In other words, the “new CEO” story is likely to be a narrative bridge — not a re-rating catalyst. The early months will be dominated by internal alignment, portfolio choices, and signalling; the proof — improved contract economics, more durable growth, better cash conversion — will come later, if at all.

The AI transition threatens to cap upside before change can be felt

TP argues that its future is “AI-native customer operations”, framing automation as a way to enhance productivity and protect margins. Yet for outsourced customer management, AI is a double-edged tool: it may improve efficiency, but it also reduces volumes and changes the client conversation from “service” to “savings”. In that scenario, the vendor is pressured to share the productivity gains through price cuts — a dynamic that can compress revenue even as operations become more efficient.

This is where pessimism about the stock’s trajectory becomes rational rather than emotional. Even if TP executes well, it may still find itself in a market that is structurally harder to grow: clients are more demanding, procurement is more aggressive, and the threat of substitution by automation is no longer theoretical. The company’s own outlook — and the need for restructuring spending — implicitly acknowledges that the transition will be uneven.

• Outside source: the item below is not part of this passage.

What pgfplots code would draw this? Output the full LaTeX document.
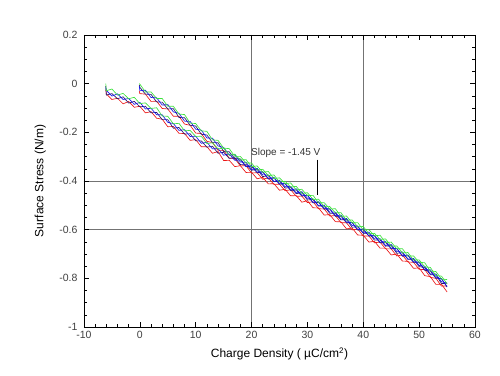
\documentclass[border=0pt]{standalone}
\usepackage{fontspec}
\setmainfont{Liberation Sans}
\usepackage{pgfplots}
\usepackage{pgfplotstable}
\pgfplotsset{compat=1.18}
\definecolor{cred}{RGB}{235,20,20}
\definecolor{cgreen}{RGB}{60,225,60}
\definecolor{cblue}{RGB}{20,20,235}
\definecolor{cnavy}{RGB}{40,20,110}

\pgfplotstableread{
x r g b n
-6.1 -0.025 0.000 -0.015 -0.010
-6 -0.042 -0.029 -0.028 -0.047
-5 -0.065 -0.022 -0.051 -0.041
-4 -0.060 -0.047 -0.042 -0.062
-3 -0.083 -0.040 -0.065 -0.054
-2 -0.073 -0.062 -0.061 -0.080
-1 -0.097 -0.056 -0.085 -0.073
0 -0.093 -0.082 -0.077 -0.095
1 -0.120 -0.079 -0.104 -0.093
2 -0.115 -0.102 -0.101 -0.120
3 -0.142 -0.099 -0.128 -0.118
4 -0.146 -0.133 -0.128 -0.148
5 -0.177 -0.134 -0.159 -0.148
6 -0.176 -0.165 -0.164 -0.183
7 -0.204 -0.163 -0.192 -0.180
8 -0.205 -0.194 -0.189 -0.207
9 -0.233 -0.192 -0.217 -0.206
10 -0.230 -0.217 -0.216 -0.235
11 -0.259 -0.216 -0.245 -0.235
12 -0.259 -0.246 -0.241 -0.261
13 -0.286 -0.243 -0.268 -0.257
14 -0.279 -0.268 -0.267 -0.286
15 -0.316 -0.265 -0.294 -0.282
16 -0.315 -0.294 -0.289 -0.307
17 -0.341 -0.290 -0.315 -0.304
18 -0.337 -0.314 -0.313 -0.332
19 -0.365 -0.312 -0.341 -0.331
20 -0.364 -0.341 -0.336 -0.356
21 -0.391 -0.338 -0.363 -0.352
22 -0.385 -0.364 -0.363 -0.382
23 -0.412 -0.361 -0.390 -0.378
24 -0.411 -0.390 -0.385 -0.403
25 -0.438 -0.387 -0.412 -0.401
26 -0.434 -0.411 -0.410 -0.429
27 -0.461 -0.408 -0.437 -0.427
28 -0.460 -0.437 -0.432 -0.452
29 -0.487 -0.434 -0.459 -0.448
30 -0.481 -0.460 -0.459 -0.478
31 -0.510 -0.459 -0.488 -0.476
32 -0.511 -0.490 -0.485 -0.503
33 -0.540 -0.489 -0.514 -0.503
34 -0.538 -0.515 -0.514 -0.533
35 -0.567 -0.514 -0.543 -0.533
36 -0.568 -0.545 -0.540 -0.560
37 -0.597 -0.544 -0.569 -0.558
38 -0.593 -0.572 -0.571 -0.590
39 -0.622 -0.571 -0.600 -0.588
40 -0.623 -0.602 -0.597 -0.615
41 -0.651 -0.600 -0.625 -0.614
42 -0.648 -0.625 -0.624 -0.643
43 -0.676 -0.623 -0.652 -0.642
44 -0.676 -0.653 -0.648 -0.668
45 -0.704 -0.651 -0.676 -0.665
46 -0.700 -0.679 -0.678 -0.697
47 -0.729 -0.678 -0.707 -0.695
48 -0.730 -0.709 -0.704 -0.722
49 -0.759 -0.708 -0.733 -0.722
50 -0.757 -0.734 -0.733 -0.752
51 -0.789 -0.736 -0.765 -0.755
52 -0.793 -0.770 -0.765 -0.785
53 -0.825 -0.772 -0.797 -0.786
54 -0.824 -0.803 -0.802 -0.821
55 -0.856 -0.805 -0.834 -0.822
}\grA

\pgfplotstableread{
x r g b n
-0.1 -0.030 0.000 -0.010 -0.005
0 -0.041 -0.002 -0.029 -0.015
1 -0.043 -0.034 -0.027 -0.043
2 -0.073 -0.034 -0.057 -0.044
3 -0.072 -0.061 -0.058 -0.075
4 -0.102 -0.061 -0.088 -0.076
5 -0.104 -0.093 -0.086 -0.104
6 -0.134 -0.093 -0.116 -0.103
7 -0.134 -0.125 -0.122 -0.139
8 -0.166 -0.127 -0.154 -0.140
9 -0.171 -0.162 -0.155 -0.171
10 -0.203 -0.164 -0.187 -0.174
11 -0.205 -0.194 -0.191 -0.208
12 -0.237 -0.196 -0.223 -0.211
13 -0.242 -0.231 -0.224 -0.242
14 -0.274 -0.233 -0.256 -0.243
15 -0.274 -0.265 -0.262 -0.279
16 -0.306 -0.267 -0.294 -0.280
17 -0.308 -0.299 -0.292 -0.308
18 -0.338 -0.299 -0.322 -0.309
19 -0.337 -0.326 -0.323 -0.340
20 -0.367 -0.326 -0.353 -0.341
21 -0.366 -0.355 -0.348 -0.366
22 -0.393 -0.352 -0.375 -0.362
23 -0.387 -0.378 -0.375 -0.392
24 -0.414 -0.375 -0.402 -0.388
25 -0.413 -0.404 -0.397 -0.413
26 -0.440 -0.401 -0.424 -0.411
27 -0.436 -0.425 -0.422 -0.439
28 -0.463 -0.422 -0.449 -0.437
29 -0.462 -0.451 -0.444 -0.462
30 -0.489 -0.448 -0.471 -0.458
31 -0.485 -0.476 -0.473 -0.490
32 -0.514 -0.475 -0.502 -0.488
33 -0.515 -0.506 -0.499 -0.515
34 -0.544 -0.505 -0.528 -0.515
35 -0.542 -0.531 -0.528 -0.545
36 -0.571 -0.530 -0.557 -0.545
37 -0.572 -0.561 -0.554 -0.572
38 -0.601 -0.560 -0.583 -0.570
39 -0.597 -0.588 -0.585 -0.602
40 -0.626 -0.587 -0.614 -0.600
41 -0.626 -0.617 -0.610 -0.626
42 -0.654 -0.615 -0.638 -0.625
43 -0.651 -0.640 -0.637 -0.654
44 -0.679 -0.638 -0.665 -0.653
45 -0.679 -0.668 -0.661 -0.679
46 -0.708 -0.667 -0.690 -0.677
47 -0.704 -0.695 -0.692 -0.709
48 -0.733 -0.694 -0.721 -0.707
49 -0.734 -0.725 -0.718 -0.734
50 -0.763 -0.724 -0.747 -0.734
51 -0.764 -0.753 -0.750 -0.767
52 -0.796 -0.755 -0.782 -0.770
53 -0.800 -0.789 -0.782 -0.800
54 -0.832 -0.791 -0.814 -0.801
55 -0.831 -0.822 -0.819 -0.836
}\grB

\begin{document}
\begin{tikzpicture}
\begin{axis}[
  scale only axis,
  width=391pt, height=292pt,
  xmin=-10, xmax=60, ymin=-1, ymax=0.2,
  xtick={-10,0,10,20,30,40,50,60},
  xticklabels={-10,0,10,20,30,40,50,60},
  ytick={-1,-0.8,-0.6,-0.4,-0.2,0,0.2},
  yticklabels={-1,-0.8,-0.6,-0.4,-0.2,0,0.2},
  minor x tick num=4, minor y tick num=3,
  tick align=inside,
  major tick length=5pt, minor tick length=3pt,
  every tick/.style={black, line width=0.6pt},
  axis line style={line width=0.8pt},
  ticklabel style={font=\fontsize{10.5}{12}\selectfont, text=black!75},
  xticklabel style={yshift=-1pt},
  yticklabel style={xshift=-3pt},
  extra x ticks={20,40}, extra x tick labels={\empty,\empty},
  extra x tick style={grid=major},
  extra y ticks={-0.6,-0.4}, extra y tick labels={\empty,\empty},
  extra y tick style={grid=major},
  major grid style={black!55, line width=0.6pt},
  xlabel={Charge Density ( µC/cm\textsuperscript{2})},
  ylabel={Surface Stress (N/m)},
  label style={font=\fontsize{12}{14}\selectfont},
  xlabel style={at={(axis description cs:0.5,0)}, anchor=center, yshift=-27pt},
  ylabel style={at={(axis description cs:-0.112,0.5)}, anchor=center},
  every axis plot/.append style={no marks, line width=0.65pt},
]
\addplot[cred] table[x=x,y=r]{\grA};
\addplot[cred] table[x=x,y=r]{\grB};
\addplot[cnavy] table[x=x,y=n]{\grA};
\addplot[cnavy] table[x=x,y=n]{\grB};
\addplot[cblue] table[x=x,y=b]{\grA};
\addplot[cblue] table[x=x,y=b]{\grB};
\addplot[cgreen] table[x=x,y=g]{\grA};
\addplot[cgreen] table[x=x,y=g]{\grB};
\node[anchor=west, font=\fontsize{10}{12}\selectfont, text=black!80, inner sep=0pt] at (axis cs:19.9,-0.285) {Slope = -1.45 V};
\draw[black, line width=0.6pt] (axis cs:31.7,-0.312) -- (axis cs:31.7,-0.458);
\end{axis}
\path ([xshift=-84pt,yshift=-49pt]current axis.south west) rectangle ([xshift=25pt,yshift=35pt]current axis.north east);
\end{tikzpicture}
\end{document}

External coverage around results day captured the same mood: the emphasis was not on a re-acceleration narrative, but on muted growth and the risk that the shares remain stuck in a low-confidence zone.

The uncomfortable conclusion is that meaningful change, even under new leadership, is unlikely to show up quickly. Investors looking for a clean “turn” may have to wait 8 to 12 months for any measurable evidence that strategy is translating into better growth quality and more resilient margins — and by then, the market may already have moved on to a new worry.